## Task goal
Reproduce all the lines exactly as they stand, apart from the pictures.

## Available data

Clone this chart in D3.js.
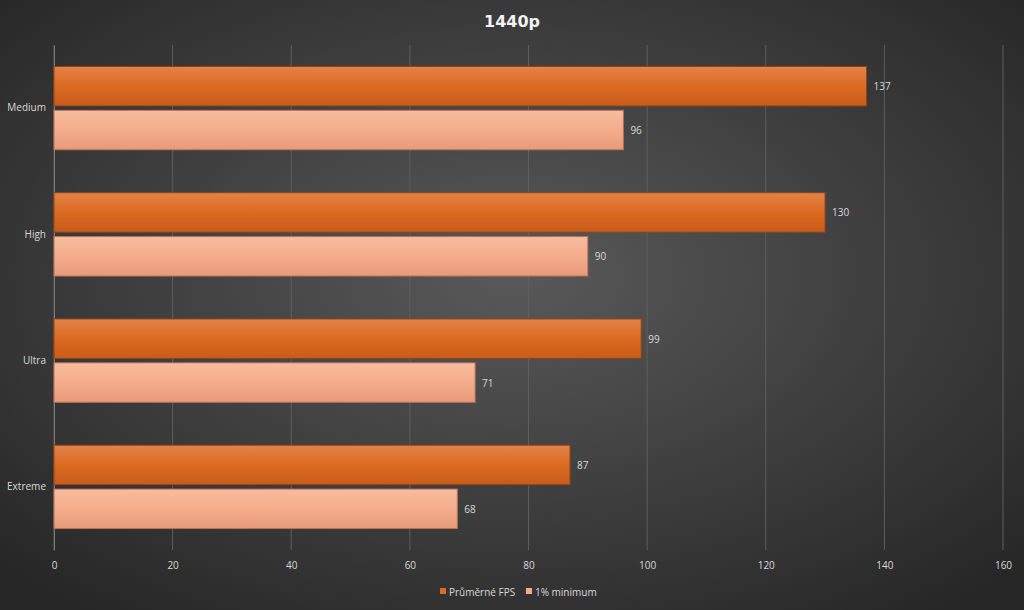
<!DOCTYPE html>
<html><head><meta charset="utf-8">
<script src="https://cdn.jsdelivr.net/npm/d3@7"></script>
<style>body{margin:0;background:#333}svg{display:block}</style>
</head><body>
<script>
const categories = ['Medium', 'High', 'Ultra', 'Extreme']
const avgFps = [137, 130, 99, 87]
const minFps = [96, 90, 71, 68]
const seriesNames = ['Průměrné FPS', '1% minimum']
const xTicks = [0, 20, 40, 60, 80, 100, 120, 140, 160]

const width = 1024, height = 610
const margin = {top: 45, right: 21, bottom: 60, left: 54}
const innerW = width - margin.left - margin.right
const innerH = height - margin.top - margin.bottom

const svg = d3.select('body').append('svg').attr('width', width).attr('height', height)
const defs = svg.append('defs')
const bg = defs.append('radialGradient').attr('id', 'bg').attr('cx', '50%').attr('cy', '45%').attr('r', '70%')
bg.append('stop').attr('offset', '0%').attr('stop-color', '#595959')
bg.append('stop').attr('offset', '100%').attr('stop-color', '#262626')
const g1 = defs.append('linearGradient').attr('id', 'g1').attr('x1', 0).attr('y1', 0).attr('x2', 0).attr('y2', 1)
g1.append('stop').attr('offset', '0%').attr('stop-color', '#e2834a')
g1.append('stop').attr('offset', '50%').attr('stop-color', '#dc6a20')
g1.append('stop').attr('offset', '100%').attr('stop-color', '#c85c1a')
const g2 = defs.append('linearGradient').attr('id', 'g2').attr('x1', 0).attr('y1', 0).attr('x2', 0).attr('y2', 1)
g2.append('stop').attr('offset', '0%').attr('stop-color', '#f7bc9e')
g2.append('stop').attr('offset', '50%').attr('stop-color', '#f4ad8b')
g2.append('stop').attr('offset', '100%').attr('stop-color', '#e79a78')

svg.append('rect').attr('width', width).attr('height', height).attr('fill', 'url(#bg)')

svg.append('text').text('1440p').attr('x', width / 2).attr('y', 27)
  .attr('text-anchor', 'middle').attr('fill', '#f2f2f2')
  .style('font', 'bold 16px "DejaVu Sans", sans-serif')

const x = d3.scaleLinear().domain([0, 160]).range([0, innerW])
const y = d3.scaleBand().domain(categories).range([0, innerH]).paddingInner(0.34).paddingOuter(0.17)
const y2 = d3.scaleBand().domain([0, 1]).range([0, y.bandwidth()]).paddingInner(0.1)

const g = svg.append('g').attr('transform', `translate(${margin.left},${margin.top})`)

g.selectAll('.grid').data(xTicks).enter().append('line')
  .attr('x1', d => x(d)).attr('x2', d => x(d)).attr('y1', 0).attr('y2', innerH)
  .attr('stroke', '#5e5e5e').attr('stroke-width', 1)

const xAxis = d3.axisBottom(x).tickValues(xTicks).tickSize(0).tickPadding(12)
const ax = g.append('g').attr('transform', `translate(0,${innerH})`).call(xAxis)
ax.select('.domain').remove()
ax.selectAll('text').attr('fill', '#d9d9d9').style('font', '10px "Open Sans", sans-serif')

const yAxis = d3.axisLeft(y).tickSize(0).tickPadding(8)
const ay = g.append('g').call(yAxis)
ay.select('.domain').attr('stroke', '#7a7a7a')
ay.selectAll('text').attr('fill', '#d9d9d9').style('font', '10px "Open Sans", sans-serif')

const series = [avgFps, minFps]
series.forEach((vals, si) => {
  const rows = categories.map((c, i) => ({c, v: vals[i]}))
  g.selectAll('.bar' + si).data(rows).enter().append('rect')
    .attr('x', 0).attr('y', d => y(d.c) + y2(si))
    .attr('width', d => x(d.v)).attr('height', y2.bandwidth())
    .attr('fill', si ? 'url(#g2)' : 'url(#g1)')
    .attr('stroke', si ? '#b5735a' : '#8f4416').attr('stroke-width', 1)
  g.selectAll('.lab' + si).data(rows).enter().append('text')
    .text(d => d.v).attr('x', d => x(d.v) + 7).attr('y', d => y(d.c) + y2(si) + y2.bandwidth() / 2 + 4)
    .attr('fill', '#d9d9d9').style('font', '10px "Open Sans", sans-serif')
})

const legend = svg.append('g').attr('transform', `translate(440,592)`)
const lx = [0, 86]
seriesNames.forEach((n, i) => {
  legend.append('rect').attr('x', lx[i]).attr('y', -4).attr('width', 6).attr('height', 6)
    .attr('fill', i ? '#f4ad8b' : '#dc6a20')
  legend.append('text').text(n).attr('x', lx[i] + 9).attr('y', 3.5)
    .attr('fill', '#d9d9d9').style('font', '10px "Open Sans", sans-serif')
})
</script>
</body></html>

## Correct output
Clone this chart in D3.js.
<!DOCTYPE html>
<html><head><meta charset="utf-8">
<script src="https://cdn.jsdelivr.net/npm/d3@7"></script>
<style>body{margin:0;background:#333}svg{display:block}</style>
</head><body>
<script>
const categories = ['Medium', 'High', 'Ultra', 'Extreme']
const avgFps = [137, 130, 99, 87]
const minFps = [96, 90, 71, 68]
const seriesNames = ['Průměrné FPS', '1% minimum']
const xTicks = [0, 20, 40, 60, 80, 100, 120, 140, 160]

const width = 1024, height = 610
const margin = {top: 45, right: 21, bottom: 60, left: 54}
const innerW = width - margin.left - margin.right
const innerH = height - margin.top - margin.bottom

const svg = d3.select('body').append('svg').attr('width', width).attr('height', height)
const defs = svg.append('defs')
const bg = defs.append('radialGradient').attr('id', 'bg').attr('cx', '50%').attr('cy', '45%').attr('r', '70%')
bg.append('stop').attr('offset', '0%').attr('stop-color', '#595959')
bg.append('stop').attr('offset', '100%').attr('stop-color', '#262626')
const g1 = defs.append('linearGradient').attr('id', 'g1').attr('x1', 0).attr('y1', 0).attr('x2', 0).attr('y2', 1)
g1.append('stop').attr('offset', '0%').attr('stop-color', '#e2834a')
g1.append('stop').attr('offset', '50%').attr('stop-color', '#dc6a20')
g1.append('stop').attr('offset', '100%').attr('stop-color', '#c85c1a')
const g2 = defs.append('linearGradient').attr('id', 'g2').attr('x1', 0).attr('y1', 0).attr('x2', 0).attr('y2', 1)
g2.append('stop').attr('offset', '0%').attr('stop-color', '#f7bc9e')
g2.append('stop').attr('offset', '50%').attr('stop-color', '#f4ad8b')
g2.append('stop').attr('offset', '100%').attr('stop-color', '#e79a78')

svg.append('rect').attr('width', width).attr('height', height).attr('fill', 'url(#bg)')

svg.append('text').text('1440p').attr('x', width / 2).attr('y', 27)
  .attr('text-anchor', 'middle').attr('fill', '#f2f2f2')
  .style('font', 'bold 16px "DejaVu Sans", sans-serif')

const x = d3.scaleLinear().domain([0, 160]).range([0, innerW])
const y = d3.scaleBand().domain(categories).range([0, innerH]).paddingInner(0.34).paddingOuter(0.17)
const y2 = d3.scaleBand().domain([0, 1]).range([0, y.bandwidth()]).paddingInner(0.1)

const g = svg.append('g').attr('transform', `translate(${margin.left},${margin.top})`)

g.selectAll('.grid').data(xTicks).enter().append('line')
  .attr('x1', d => x(d)).attr('x2', d => x(d)).attr('y1', 0).attr('y2', innerH)
  .attr('stroke', '#5e5e5e').attr('stroke-width', 1)

const xAxis = d3.axisBottom(x).tickValues(xTicks).tickSize(0).tickPadding(12)
const ax = g.append('g').attr('transform', `translate(0,${innerH})`).call(xAxis)
ax.select('.domain').remove()
ax.selectAll('text').attr('fill', '#d9d9d9').style('font', '10px "Open Sans", sans-serif')

const yAxis = d3.axisLeft(y).tickSize(0).tickPadding(8)
const ay = g.append('g').call(yAxis)
ay.select('.domain').attr('stroke', '#7a7a7a')
ay.selectAll('text').attr('fill', '#d9d9d9').style('font', '10px "Open Sans", sans-serif')

const series = [avgFps, minFps]
series.forEach((vals, si) => {
  const rows = categories.map((c, i) => ({c, v: vals[i]}))
  g.selectAll('.bar' + si).data(rows).enter().append('rect')
    .attr('x', 0).attr('y', d => y(d.c) + y2(si))
    .attr('width', d => x(d.v)).attr('height', y2.bandwidth())
    .attr('fill', si ? 'url(#g2)' : 'url(#g1)')
    .attr('stroke', si ? '#b5735a' : '#8f4416').attr('stroke-width', 1)
  g.selectAll('.lab' + si).data(rows).enter().append('text')
    .text(d => d.v).attr('x', d => x(d.v) + 7).attr('y', d => y(d.c) + y2(si) + y2.bandwidth() / 2 + 4)
    .attr('fill', '#d9d9d9').style('font', '10px "Open Sans", sans-serif')
})

const legend = svg.append('g').attr('transform', `translate(440,592)`)
const lx = [0, 86]
seriesNames.forEach((n, i) => {
  legend.append('rect').attr('x', lx[i]).attr('y', -4).attr('width', 6).attr('height', 6)
    .attr('fill', i ? '#f4ad8b' : '#dc6a20')
  legend.append('text').text(n).attr('x', lx[i] + 9).attr('y', 3.5)
    .attr('fill', '#d9d9d9').style('font', '10px "Open Sans", sans-serif')
})
</script>
</body></html>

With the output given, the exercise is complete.